2 Jan 2018 | Tim Worledge

Exports of Bulgarian corn and wheat have continued to surge through to the year end, with data from the agriculture ministry showing corn exports up 92.4% and wheat exports up 10.7%.

Wheat, the country’s main agricultural export, had reached 1.38 million mt of exports from the Black Sea port of Varna as of December 24, versus 1.25 million mt from the same port over the same July to December period in 2016.

That represents a 10.7% increase on the previous year, according to the data published early on December 29, and comes despite stiff competition most notably from Russia where wheat harvests and exports looks set to smash records.

Government data published in the previous week provided the final update on Bulgaria’s wheat plantings, which are marginally higher than the total 2016 area – 1.1 million hectares for 2017/18 versus 1.09 million ha in 2016/17.

Bulgaria produced 5.75 million mt of wheat in the 2016/17 harvest, following a 10% increase in the country’s yield.

Maintaining its current output levels on a slightly enlarged acreage could see the country’s wheat crop produce between 5.77 million mt on unchanged yields, up to 6.35 million mt should a 10% improvement in yield be attained.
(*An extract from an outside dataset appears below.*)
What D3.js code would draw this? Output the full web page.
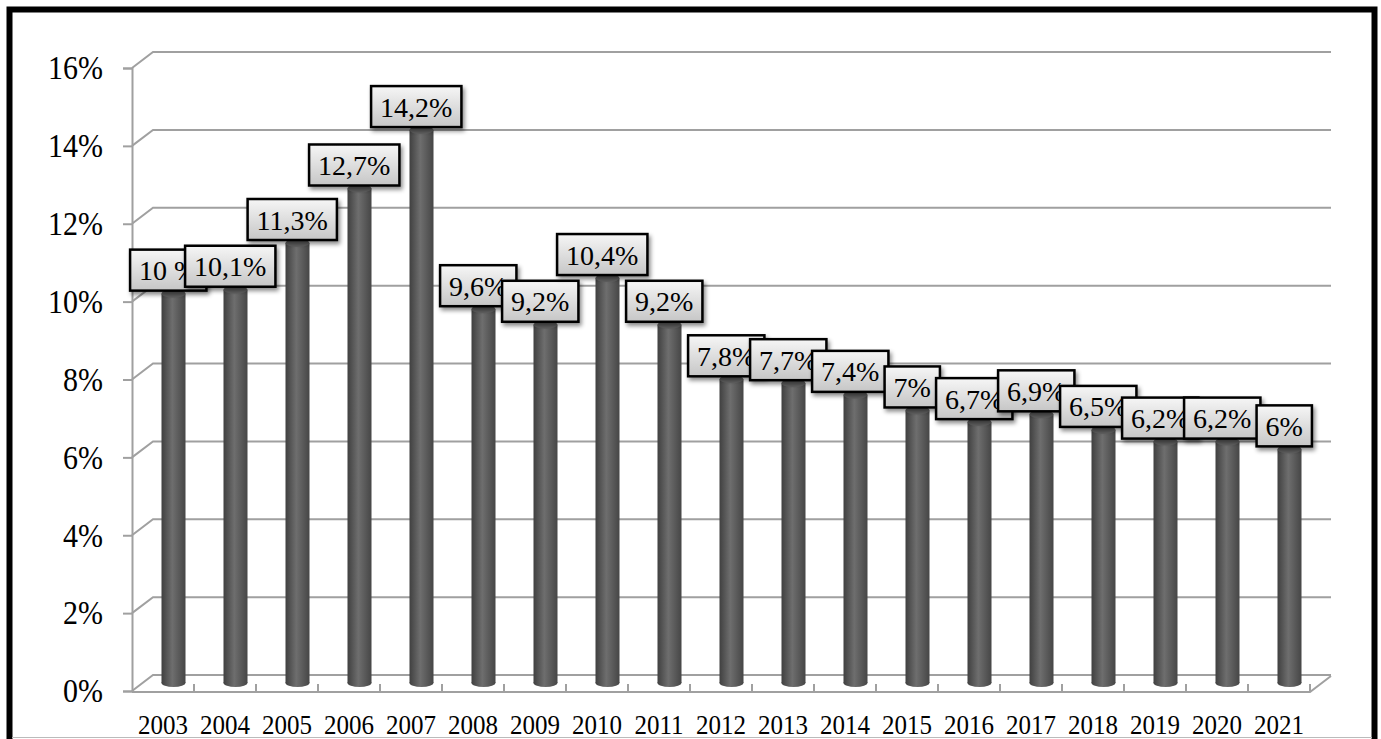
<!DOCTYPE html>
<html>
<head>
<meta charset="utf-8">
<script src="https://cdn.jsdelivr.net/npm/d3@7"></script>
<style>
  body { margin: 0; background: #fff; }
  svg { display: block; font-family: "Liberation Serif", "Times New Roman", serif; }
</style>
</head>
<body>
<svg id="chart" width="1381" height="739"></svg>
<script>
// data
var years = ["2003","2004","2005","2006","2007","2008","2009","2010","2011","2012",
             "2013","2014","2015","2016","2017","2018","2019","2020","2021"];
var values = [10, 10.1, 11.3, 12.7, 14.2, 9.6, 9.2, 10.4, 9.2, 7.8,
              7.7, 7.4, 7, 6.7, 6.9, 6.5, 6.2, 6.2, 6];
var valueLabels = ["10 %","10,1%","11,3%","12,7%","14,2%","9,6%","9,2%","10,4%","9,2%","7,8%",
                   "7,7%","7,4%","7%","6,7%","6,9%","6,5%","6,2%","6,2%","6%"];
var yTicks = [0, 2, 4, 6, 8, 10, 12, 14, 16];

var svg = d3.select("#chart");
var serif = "'Liberation Serif', 'Times New Roman', serif";

// depth of the 3d box
var depthX = 21, depthY = -16;

var x = d3.scaleBand().domain(years).range([132, 1310]).padding(0);
var y = d3.scaleLinear().domain([0, 16]).range([691, 68]);

var defs = svg.append("defs");
var barGrad = defs.append("linearGradient").attr("id", "barGrad")
  .attr("x1", "0").attr("x2", "1").attr("y1", "0").attr("y2", "0");
barGrad.append("stop").attr("offset", "0").attr("stop-color", "#404040");
barGrad.append("stop").attr("offset", "0.45").attr("stop-color", "#6e6e6e");
barGrad.append("stop").attr("offset", "1").attr("stop-color", "#464646");

var boxGrad = defs.append("linearGradient").attr("id", "boxGrad")
  .attr("x1", "0").attr("x2", "0").attr("y1", "0").attr("y2", "1");
boxGrad.append("stop").attr("offset", "0").attr("stop-color", "#f6f6f6");
boxGrad.append("stop").attr("offset", "1").attr("stop-color", "#c6c6c6");

var shadow = defs.append("filter").attr("id", "shadow")
  .attr("x", "-20%").attr("y", "-20%").attr("width", "150%").attr("height", "160%");
shadow.append("feDropShadow").attr("dx", 2).attr("dy", 3).attr("stdDeviation", 2)
  .attr("flood-color", "#000").attr("flood-opacity", 0.45);

// outer frame
svg.append("rect").attr("x", 9.5).attr("y", 9.5).attr("width", 1365).attr("height", 780)
  .attr("fill", "none").attr("stroke", "#000").attr("stroke-width", 6);
svg.append("line").attr("x1", 12).attr("x2", 1372).attr("y1", 737.5).attr("y2", 737.5)
  .attr("stroke", "#bbb").attr("stroke-width", 1);

var x0 = x.range()[0], x1 = x.range()[1];
var gridColor = "#a0a0a0";

// side wall + back wall gridlines
var grid = svg.append("g");
yTicks.forEach(function(t){
  var yy = y(t);
  grid.append("path")
    .attr("d", "M" + x0 + "," + yy + "L" + (x0 + depthX) + "," + (yy + depthY) + "L" + (x1 + depthX) + "," + (yy + depthY))
    .attr("fill", "none").attr("stroke", gridColor).attr("stroke-width", 2);
});

// floor
var y0 = y(0) + 1;
grid.append("path")
  .attr("d", "M" + x0 + "," + y0 + "L" + x1 + "," + y0 + "L" + (x1 + depthX) + "," + (y0 + depthY))
  .attr("fill", "none").attr("stroke", gridColor).attr("stroke-width", 2);
var edges = years.map(function(d){ return x(d); }).concat([x1]);
grid.selectAll(".ftick").data(edges.slice(1)).enter().append("line")
  .attr("x1", function(d){ return d; }).attr("x2", function(d){ return d; })
  .attr("y1", y0 - 8).attr("y2", y0)
  .attr("stroke", gridColor).attr("stroke-width", 2);

// y axis
var yAxis = svg.append("g").attr("transform", "translate(" + x0 + ",0)")
  .call(d3.axisLeft(y).tickValues(yTicks).tickSize(9).tickPadding(20)
    .tickFormat(function(d){ return d + "%"; }));
yAxis.attr("font-family", serif);
yAxis.select(".domain").attr("stroke", gridColor).attr("stroke-width", 2);
yAxis.selectAll(".tick line").attr("stroke", gridColor).attr("stroke-width", 2);
yAxis.selectAll(".tick text").attr("font-size", "30px").attr("fill", "#000")
  .attr("transform", "scale(1,1.12)");

// x axis labels
var xAxis = svg.append("g").attr("transform", "translate(0," + y0 + ")")
  .call(d3.axisBottom(x).tickSize(0).tickPadding(21));
xAxis.attr("font-family", serif);
xAxis.select(".domain").remove();
xAxis.selectAll(".tick text").attr("font-size", "25px").attr("fill", "#000")
  .attr("transform", "scale(1,1.08)");

// cylinders
var bw = 24, ry = 4;
var bars = svg.append("g");
years.forEach(function(yr, i){
  var cx = x(yr) + x.bandwidth() / 2 + depthX / 2;
  var base = y(0) + depthY / 2;
  var top = y(values[i]) + depthY / 2;
  var g = bars.append("g");
  g.append("ellipse").attr("cx", cx).attr("cy", base).attr("rx", bw / 2).attr("ry", ry)
    .attr("fill", "url(#barGrad)");
  g.append("rect").attr("x", cx - bw / 2).attr("y", top).attr("width", bw).attr("height", base - top)
    .attr("fill", "url(#barGrad)");
  g.append("ellipse").attr("cx", cx).attr("cy", top).attr("rx", bw / 2).attr("ry", ry)
    .attr("fill", "#626262");
});

// value labels, later ones over earlier ones
var labels = svg.append("g").attr("font-family", serif);
years.forEach(function(yr, i){
  var cx = x(yr) + x.bandwidth() / 2 + depthX / 4;
  var bottom = y(values[i]) + depthY / 2 - 3;
  var g = labels.append("g");
  var box = g.append("rect");
  var txt = g.append("text").text(valueLabels[i])
    .attr("x", cx).attr("y", bottom - 41 + 30.5)
    .attr("text-anchor", "middle").attr("font-size", "28px").attr("fill", "#000");
  var w = txt.node().getComputedTextLength() + 18;
  box.attr("x", cx - w / 2).attr("y", bottom - 41).attr("width", w).attr("height", 41)
    .attr("fill", "url(#boxGrad)").attr("stroke", "#000").attr("stroke-width", 2.5)
    .attr("filter", "url(#shadow)");
});
</script>
</body>
</html>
However, local market sources told Agricensus that they anticipate the country’s harvest to be largely unchanged.

Corn exports, meanwhile, have surged 92.4%, albeit from a markedly lower base, to top 291,964 mt between September 4 and December 24, according to the data, with much of the volume heading into neighbouring countries such as Greece.

Barley and sunflower exports have also surged, with sunflower up 135% and barley up 523%.